Deep in our hearts we knew it was a mistake, we knew there were going to be big mismatches but we closed our eyes to it. When the floggings came, the cynics and the axe grinders were onto it in a flash and the crowds dwindled to the diehards. When the knock out rounds came, no-one was interested at all and St Helens and Bradford went 12,000 miles to get whooped by 50+ in front of small crowds. Neither Bradford or St Helens actually won a game in the competition (they were 0-6 yet qualified for the QF).
The fall out was millions wasted, no games against Aussie clubs for 3 years and GB ridiculed after being thrashed 48-6 by Australia in front of just 12,000 fans in Brisbane (1999). The World Cup in 2000 was just the icing on the cake.

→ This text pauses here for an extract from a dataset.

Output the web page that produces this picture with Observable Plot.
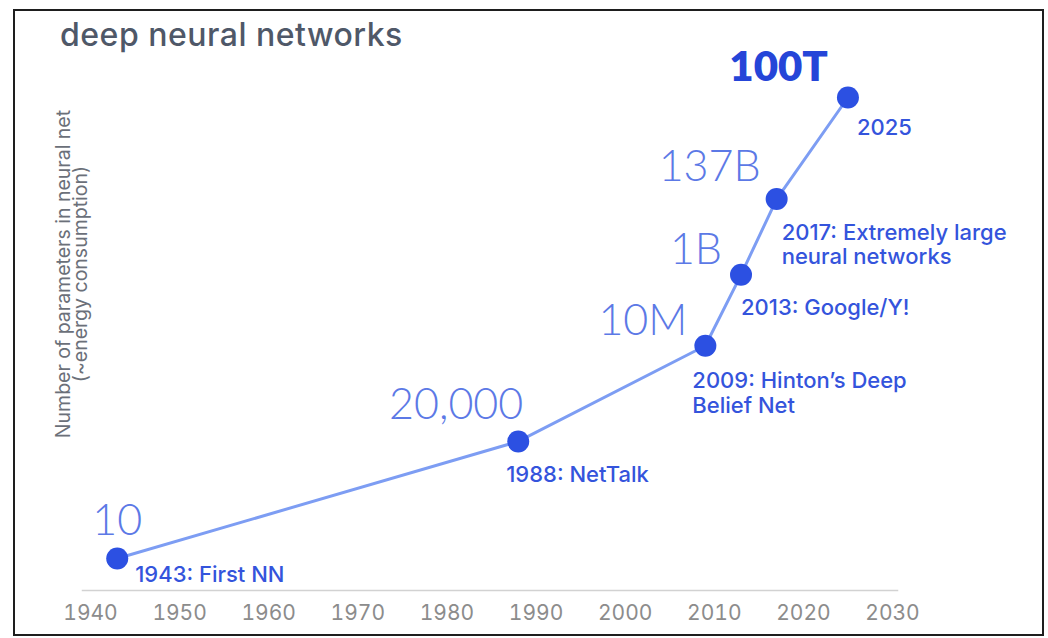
<!DOCTYPE html>
<html>
<head>
<meta charset="utf-8">
<script src="https://cdn.jsdelivr.net/npm/d3@7"></script>
<script src="https://cdn.jsdelivr.net/npm/@observablehq/plot@0.6"></script>
<style>
  html, body { margin: 0; padding: 0; background: #fff; }
  #wrap { position: relative; width: 1048px; height: 638px; overflow: hidden; }
  #border { position: absolute; left: 13px; top: 9px; width: 1027px; height: 623px; border: 2px solid #1e1e1e; pointer-events: none; }
  #title { position: absolute; left: 60px; top: 15px; font-family: Inter, sans-serif; font-size: 32px; font-weight: 500; letter-spacing: 0.5px; color: #4f5868; line-height: 40px; white-space: nowrap; }
  #ylab { position: absolute; left: 72px; top: 274px; transform: translate(-50%, -50%) rotate(-90deg); font-family: Inter, sans-serif; font-size: 19.5px; color: #6b7079; text-align: center; line-height: 17px; white-space: nowrap; }
  #chart { position: absolute; left: 0; top: 0; }
</style>
</head>
<body>
<div id="wrap">
  <div id="chart"></div>
  <div id="title">deep neural networks</div>
  <div id="ylab">Number of parameters in neural net<br>(~energy consumption)</div>
  <div id="border"></div>
</div>
<script>
// ---- data ----
const years = [1943, 1988, 2009, 2013, 2017, 2025];
const params = [10, 20000, 1e7, 1e9, 1.37e11, 1e14];
const valueLabels = ["10", "20,000", "10M", "1B", "137B", "100T"];
const events = [
  "1943: First NN",
  "1988: NetTalk",
  "2009: Hinton’s Deep\nBelief Net",
  "2013: Google/Y!",
  "2017: Extremely large\nneural networks",
  "2025"
];
const tickYears = [1940, 1950, 1960, 1970, 1980, 1990, 2000, 2010, 2020, 2030];

const data = years.map((y, i) => ({year: y, value: params[i], label: valueLabels[i], event: events[i]}));

// ---- label placement (styling) ----
const valuePlace = [
  {anchor: "middle", dx: 0, dy: -37, bold: false},
  {anchor: "end", dx: 5, dy: -36, bold: false},
  {anchor: "end", dx: -18, dy: -24, bold: false},
  {anchor: "end", dx: -19, dy: -25, bold: false},
  {anchor: "end", dx: -16, dy: -32, bold: false},
  {anchor: "end", dx: -20, dy: -30, bold: true}
];
const eventPlace = [
  {dx: 18, dy: 6, lh: 1.1},
  {dx: -12, dy: 23, lh: 1.1},
  {dx: -13, dy: 25, lh: 1.12},
  {dx: 0, dy: 23, lh: 1.1},
  {dx: 5, dy: 24, lh: 1.08},
  {dx: 9, dy: 20, lh: 1.1}
];

const valueMarks = data.map((d, i) => Plot.text([d], {
  x: "year", y: "value", text: "label",
  textAnchor: valuePlace[i].anchor, lineAnchor: "middle",
  dx: valuePlace[i].dx, dy: valuePlace[i].dy,
  fontSize: valuePlace[i].bold ? 42 : 43,
  fontFamily: "Lato, sans-serif",
  fontWeight: valuePlace[i].bold ? 800 : 300,
  fill: valuePlace[i].bold ? "#2545d8" : "#5c79e6"
}));

const eventMarks = data.map((d, i) => Plot.text([d], {
  x: "year", y: "value", text: "event",
  textAnchor: "start", lineAnchor: "top",
  dx: eventPlace[i].dx, dy: eventPlace[i].dy,
  lineHeight: eventPlace[i].lh,
  fontSize: 22,
  fontFamily: "Inter, sans-serif",
  fontWeight: 500,
  fill: "#3454dc"
}));

const chart = Plot.plot({
  width: 1048,
  height: 638,
  marginLeft: 82,
  marginRight: 151,
  marginTop: 20,
  marginBottom: 48,
  style: {background: "transparent", fontFamily: "Inter, sans-serif"},
  x: {domain: [1940, 2030], range: [90, 892]},
  y: {type: "log", domain: [10, 1e14], range: [558, 97], axis: null},
  marks: [
    Plot.frame({anchor: "bottom", stroke: "#d2d2d2", strokeWidth: 1.5}),
    Plot.axisX(tickYears, {tickSize: 0, tickPadding: 15, tickFormat: d3.format("d"), fontSize: 21, color: "#8c8c8c", label: null}),
    Plot.line(data, {x: "year", y: "value", stroke: "#7d9df3", strokeWidth: 3}),
    Plot.dot(data, {x: "year", y: "value", r: 11, fill: "#2c50e2", stroke: "none"}),
    ...valueMarks,
    ...eventMarks
  ]
});
document.getElementById("chart").appendChild(chart);
</script>
</body>
</html>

Steady growth and evolution works - blind innovation and contrived 'excitement' is very much hit and miss.
That's a rather powerful post.
I'm in the process of analysing the whole re-structuring process for my column in League Express on Monday and it's been interesting to read on here all the positive and negative views about the new structure.
You have shown that, putting everything else aside, our sport seems to be addicted to making structural changes.
In most other businesses, when change is made, an organisation spends a fortune on marketing the new product.
It will be interesting to see whether the RFL is able to do that.